_GIVEN PROBLEM:_
Report the number of lines where the string "this" occurs, and write nothing else.

_GIVEN DATA:_
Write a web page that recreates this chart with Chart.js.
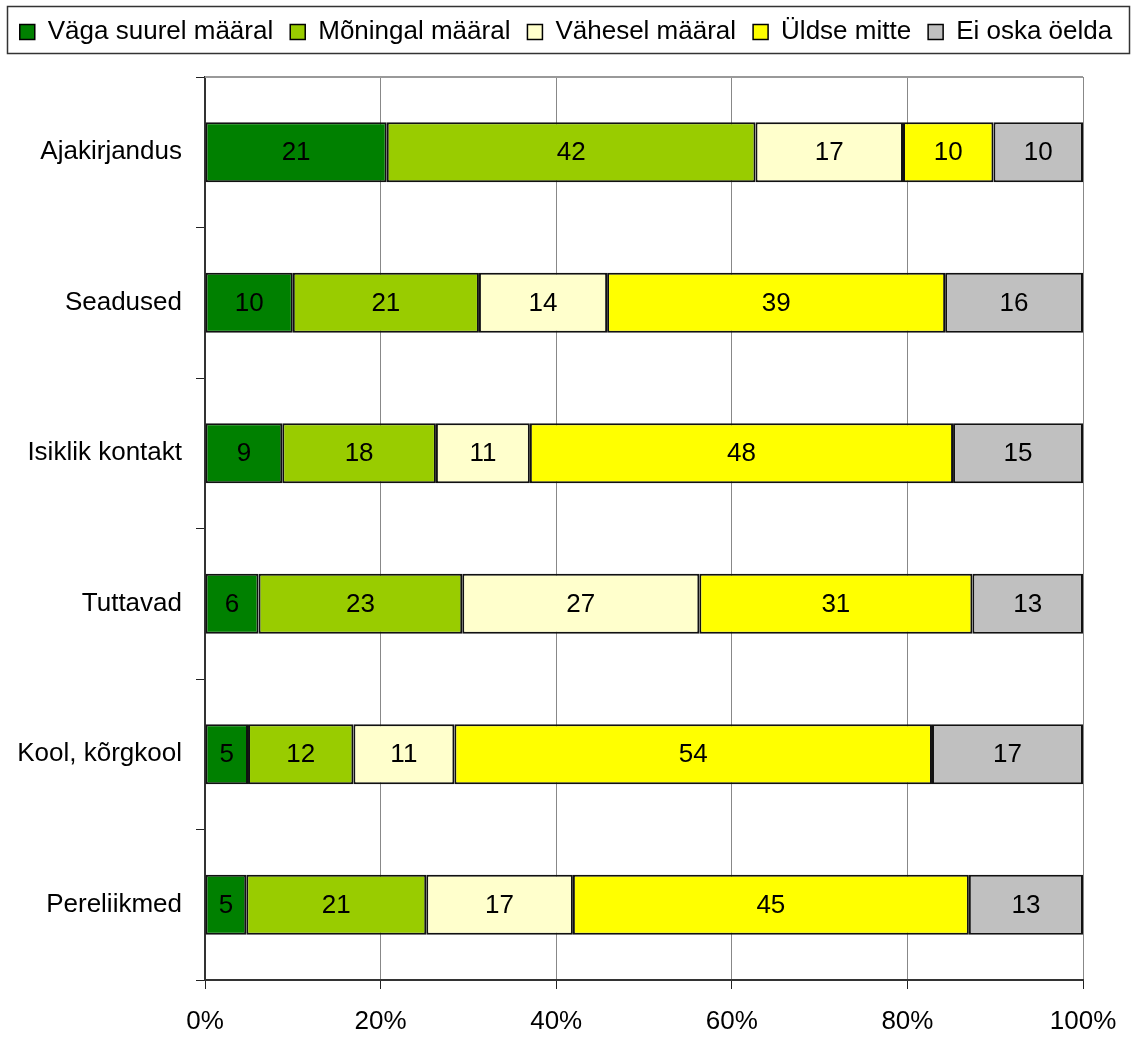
==
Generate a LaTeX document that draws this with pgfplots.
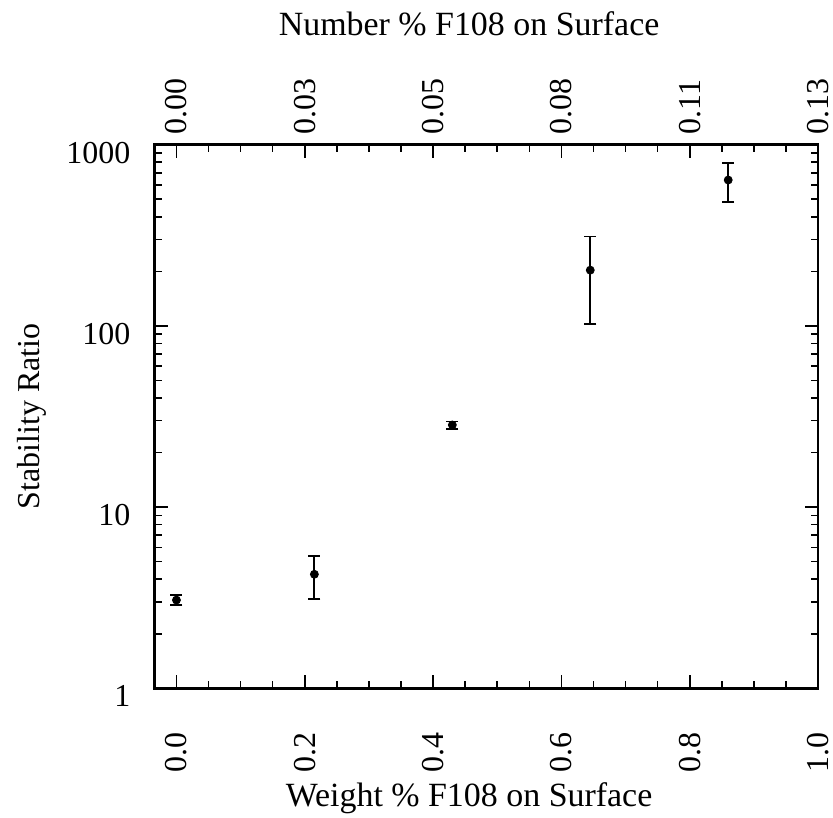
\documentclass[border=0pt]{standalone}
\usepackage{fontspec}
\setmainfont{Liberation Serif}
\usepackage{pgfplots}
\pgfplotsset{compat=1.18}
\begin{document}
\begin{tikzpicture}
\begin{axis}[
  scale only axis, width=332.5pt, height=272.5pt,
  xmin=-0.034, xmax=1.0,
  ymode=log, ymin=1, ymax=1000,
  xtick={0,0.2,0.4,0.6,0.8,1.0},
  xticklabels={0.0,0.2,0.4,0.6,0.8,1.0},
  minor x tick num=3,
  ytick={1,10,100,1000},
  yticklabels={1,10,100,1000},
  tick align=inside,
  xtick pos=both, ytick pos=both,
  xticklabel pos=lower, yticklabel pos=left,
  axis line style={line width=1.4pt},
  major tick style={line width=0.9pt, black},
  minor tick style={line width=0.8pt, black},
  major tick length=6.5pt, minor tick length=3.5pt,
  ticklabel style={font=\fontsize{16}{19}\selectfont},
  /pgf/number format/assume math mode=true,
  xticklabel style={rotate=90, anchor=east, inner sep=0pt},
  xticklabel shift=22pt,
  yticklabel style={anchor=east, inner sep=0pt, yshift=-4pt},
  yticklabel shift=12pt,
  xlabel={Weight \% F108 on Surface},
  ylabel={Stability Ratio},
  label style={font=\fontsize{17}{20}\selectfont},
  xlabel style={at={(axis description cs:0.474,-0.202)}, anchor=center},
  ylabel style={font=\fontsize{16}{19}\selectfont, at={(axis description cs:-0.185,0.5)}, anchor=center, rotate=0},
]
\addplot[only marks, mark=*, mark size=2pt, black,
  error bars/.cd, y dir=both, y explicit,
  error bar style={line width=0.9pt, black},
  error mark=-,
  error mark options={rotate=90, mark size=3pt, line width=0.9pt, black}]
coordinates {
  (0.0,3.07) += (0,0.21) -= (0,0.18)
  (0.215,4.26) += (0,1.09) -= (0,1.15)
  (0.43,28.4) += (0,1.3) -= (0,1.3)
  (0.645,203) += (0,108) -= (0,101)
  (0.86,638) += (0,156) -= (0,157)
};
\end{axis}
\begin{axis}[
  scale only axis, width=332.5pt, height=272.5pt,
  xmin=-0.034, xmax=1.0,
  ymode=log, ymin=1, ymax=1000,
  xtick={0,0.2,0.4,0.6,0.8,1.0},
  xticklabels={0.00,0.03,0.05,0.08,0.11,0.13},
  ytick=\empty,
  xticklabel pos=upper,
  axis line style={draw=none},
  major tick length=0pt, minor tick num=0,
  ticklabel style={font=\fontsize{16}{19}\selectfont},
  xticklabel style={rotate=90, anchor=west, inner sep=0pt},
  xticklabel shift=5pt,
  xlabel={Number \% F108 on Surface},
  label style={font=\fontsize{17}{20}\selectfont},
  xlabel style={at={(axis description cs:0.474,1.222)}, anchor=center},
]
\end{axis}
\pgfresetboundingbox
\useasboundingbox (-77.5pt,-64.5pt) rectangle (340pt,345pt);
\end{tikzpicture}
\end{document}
...
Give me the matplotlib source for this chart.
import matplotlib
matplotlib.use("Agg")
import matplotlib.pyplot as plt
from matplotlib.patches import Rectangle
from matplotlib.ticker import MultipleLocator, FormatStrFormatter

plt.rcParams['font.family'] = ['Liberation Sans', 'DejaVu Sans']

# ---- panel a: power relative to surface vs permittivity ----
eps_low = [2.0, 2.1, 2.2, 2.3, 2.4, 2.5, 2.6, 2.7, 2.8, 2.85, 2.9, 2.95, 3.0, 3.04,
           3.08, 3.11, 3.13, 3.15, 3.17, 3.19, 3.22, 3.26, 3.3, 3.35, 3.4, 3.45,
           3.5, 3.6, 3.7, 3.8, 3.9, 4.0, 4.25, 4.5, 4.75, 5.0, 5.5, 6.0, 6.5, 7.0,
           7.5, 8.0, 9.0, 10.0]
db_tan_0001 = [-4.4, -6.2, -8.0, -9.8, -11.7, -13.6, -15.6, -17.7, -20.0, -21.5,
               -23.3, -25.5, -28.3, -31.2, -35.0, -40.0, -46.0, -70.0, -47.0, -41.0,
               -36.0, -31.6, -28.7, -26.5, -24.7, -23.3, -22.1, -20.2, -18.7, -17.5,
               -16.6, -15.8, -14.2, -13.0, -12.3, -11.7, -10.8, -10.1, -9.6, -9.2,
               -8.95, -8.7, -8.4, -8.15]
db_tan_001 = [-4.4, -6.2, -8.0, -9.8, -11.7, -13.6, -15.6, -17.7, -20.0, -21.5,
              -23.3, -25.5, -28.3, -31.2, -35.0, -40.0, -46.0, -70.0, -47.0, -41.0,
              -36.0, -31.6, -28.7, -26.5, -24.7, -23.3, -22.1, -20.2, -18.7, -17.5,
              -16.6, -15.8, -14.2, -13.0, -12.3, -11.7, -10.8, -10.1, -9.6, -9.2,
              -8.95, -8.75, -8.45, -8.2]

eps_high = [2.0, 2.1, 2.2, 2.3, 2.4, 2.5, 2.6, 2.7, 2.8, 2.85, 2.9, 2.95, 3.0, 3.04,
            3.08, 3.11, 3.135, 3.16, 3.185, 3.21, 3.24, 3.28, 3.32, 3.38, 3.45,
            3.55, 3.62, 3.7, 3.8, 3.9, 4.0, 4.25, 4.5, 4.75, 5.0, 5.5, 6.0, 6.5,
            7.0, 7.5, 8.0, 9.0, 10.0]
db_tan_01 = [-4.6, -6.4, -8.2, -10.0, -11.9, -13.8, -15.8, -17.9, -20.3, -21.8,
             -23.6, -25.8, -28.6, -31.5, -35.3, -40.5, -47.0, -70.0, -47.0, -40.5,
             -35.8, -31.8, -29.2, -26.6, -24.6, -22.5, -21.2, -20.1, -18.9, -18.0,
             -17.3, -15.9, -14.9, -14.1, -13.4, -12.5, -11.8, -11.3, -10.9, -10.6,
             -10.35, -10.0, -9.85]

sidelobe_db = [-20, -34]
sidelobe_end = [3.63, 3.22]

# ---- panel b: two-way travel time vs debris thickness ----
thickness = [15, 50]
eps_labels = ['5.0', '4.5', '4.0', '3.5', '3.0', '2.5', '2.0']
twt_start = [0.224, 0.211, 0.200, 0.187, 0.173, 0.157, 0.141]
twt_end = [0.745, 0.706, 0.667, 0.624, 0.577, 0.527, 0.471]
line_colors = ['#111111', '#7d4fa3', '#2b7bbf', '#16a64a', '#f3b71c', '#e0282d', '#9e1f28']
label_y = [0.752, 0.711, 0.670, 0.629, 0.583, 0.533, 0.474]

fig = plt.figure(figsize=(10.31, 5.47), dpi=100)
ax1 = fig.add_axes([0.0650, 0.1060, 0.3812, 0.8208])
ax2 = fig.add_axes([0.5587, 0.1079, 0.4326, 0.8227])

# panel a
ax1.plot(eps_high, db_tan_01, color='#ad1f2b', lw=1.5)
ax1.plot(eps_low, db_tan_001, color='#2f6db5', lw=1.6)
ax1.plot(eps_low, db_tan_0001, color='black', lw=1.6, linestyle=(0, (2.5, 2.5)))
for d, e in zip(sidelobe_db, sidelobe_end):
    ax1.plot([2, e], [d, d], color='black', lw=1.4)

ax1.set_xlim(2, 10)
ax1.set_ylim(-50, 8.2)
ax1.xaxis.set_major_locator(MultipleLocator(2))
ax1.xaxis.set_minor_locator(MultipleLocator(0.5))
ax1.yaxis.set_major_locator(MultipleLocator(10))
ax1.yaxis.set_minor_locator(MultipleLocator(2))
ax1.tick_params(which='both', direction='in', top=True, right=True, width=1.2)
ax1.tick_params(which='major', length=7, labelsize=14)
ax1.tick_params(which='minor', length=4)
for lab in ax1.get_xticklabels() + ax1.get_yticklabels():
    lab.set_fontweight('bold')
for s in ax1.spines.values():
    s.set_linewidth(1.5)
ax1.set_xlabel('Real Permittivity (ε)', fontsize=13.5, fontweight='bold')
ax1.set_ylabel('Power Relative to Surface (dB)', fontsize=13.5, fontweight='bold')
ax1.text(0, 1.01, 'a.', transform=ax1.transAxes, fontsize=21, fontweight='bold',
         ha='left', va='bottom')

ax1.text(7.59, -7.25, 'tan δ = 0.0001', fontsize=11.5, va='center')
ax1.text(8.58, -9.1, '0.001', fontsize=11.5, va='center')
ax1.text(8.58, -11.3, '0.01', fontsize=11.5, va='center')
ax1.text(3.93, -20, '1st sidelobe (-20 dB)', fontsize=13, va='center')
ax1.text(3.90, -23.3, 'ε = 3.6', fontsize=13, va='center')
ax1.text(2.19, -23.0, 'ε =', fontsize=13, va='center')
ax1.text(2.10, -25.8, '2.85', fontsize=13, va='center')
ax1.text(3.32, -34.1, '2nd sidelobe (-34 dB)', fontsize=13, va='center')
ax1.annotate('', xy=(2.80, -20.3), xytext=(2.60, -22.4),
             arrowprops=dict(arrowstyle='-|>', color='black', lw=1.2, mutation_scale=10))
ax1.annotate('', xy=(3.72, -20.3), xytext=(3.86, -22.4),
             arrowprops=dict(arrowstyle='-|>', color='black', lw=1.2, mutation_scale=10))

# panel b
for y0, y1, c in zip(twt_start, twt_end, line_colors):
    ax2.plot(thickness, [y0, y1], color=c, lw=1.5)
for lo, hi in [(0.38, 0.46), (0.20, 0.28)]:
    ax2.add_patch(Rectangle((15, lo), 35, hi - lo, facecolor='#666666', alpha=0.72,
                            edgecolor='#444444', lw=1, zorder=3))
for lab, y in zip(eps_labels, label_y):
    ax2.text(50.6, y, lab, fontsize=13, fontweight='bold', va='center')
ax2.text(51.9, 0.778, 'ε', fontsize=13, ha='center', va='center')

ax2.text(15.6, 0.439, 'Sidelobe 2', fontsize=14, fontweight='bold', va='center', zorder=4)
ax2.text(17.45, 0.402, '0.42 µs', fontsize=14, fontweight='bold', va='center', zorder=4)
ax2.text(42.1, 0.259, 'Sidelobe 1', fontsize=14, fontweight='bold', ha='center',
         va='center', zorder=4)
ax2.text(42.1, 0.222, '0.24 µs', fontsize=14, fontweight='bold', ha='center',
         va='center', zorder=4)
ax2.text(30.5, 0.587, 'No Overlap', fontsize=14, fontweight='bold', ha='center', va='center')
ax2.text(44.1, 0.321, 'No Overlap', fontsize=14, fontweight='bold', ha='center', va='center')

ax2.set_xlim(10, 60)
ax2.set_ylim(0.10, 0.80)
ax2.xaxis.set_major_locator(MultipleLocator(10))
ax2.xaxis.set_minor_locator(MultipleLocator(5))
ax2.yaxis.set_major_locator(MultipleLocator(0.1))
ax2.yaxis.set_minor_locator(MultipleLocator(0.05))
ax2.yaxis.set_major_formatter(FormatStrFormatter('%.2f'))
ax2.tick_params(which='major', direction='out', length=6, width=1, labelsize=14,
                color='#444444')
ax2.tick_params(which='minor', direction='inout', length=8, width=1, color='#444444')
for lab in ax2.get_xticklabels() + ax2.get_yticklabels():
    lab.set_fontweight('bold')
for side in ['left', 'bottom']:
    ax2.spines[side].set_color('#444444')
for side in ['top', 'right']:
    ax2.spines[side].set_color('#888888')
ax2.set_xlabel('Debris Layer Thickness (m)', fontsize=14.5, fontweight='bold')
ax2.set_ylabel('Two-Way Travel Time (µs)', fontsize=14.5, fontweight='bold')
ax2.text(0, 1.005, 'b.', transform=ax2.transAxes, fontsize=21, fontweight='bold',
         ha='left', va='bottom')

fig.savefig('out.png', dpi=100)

_WRITTEN SOLUTION:_
3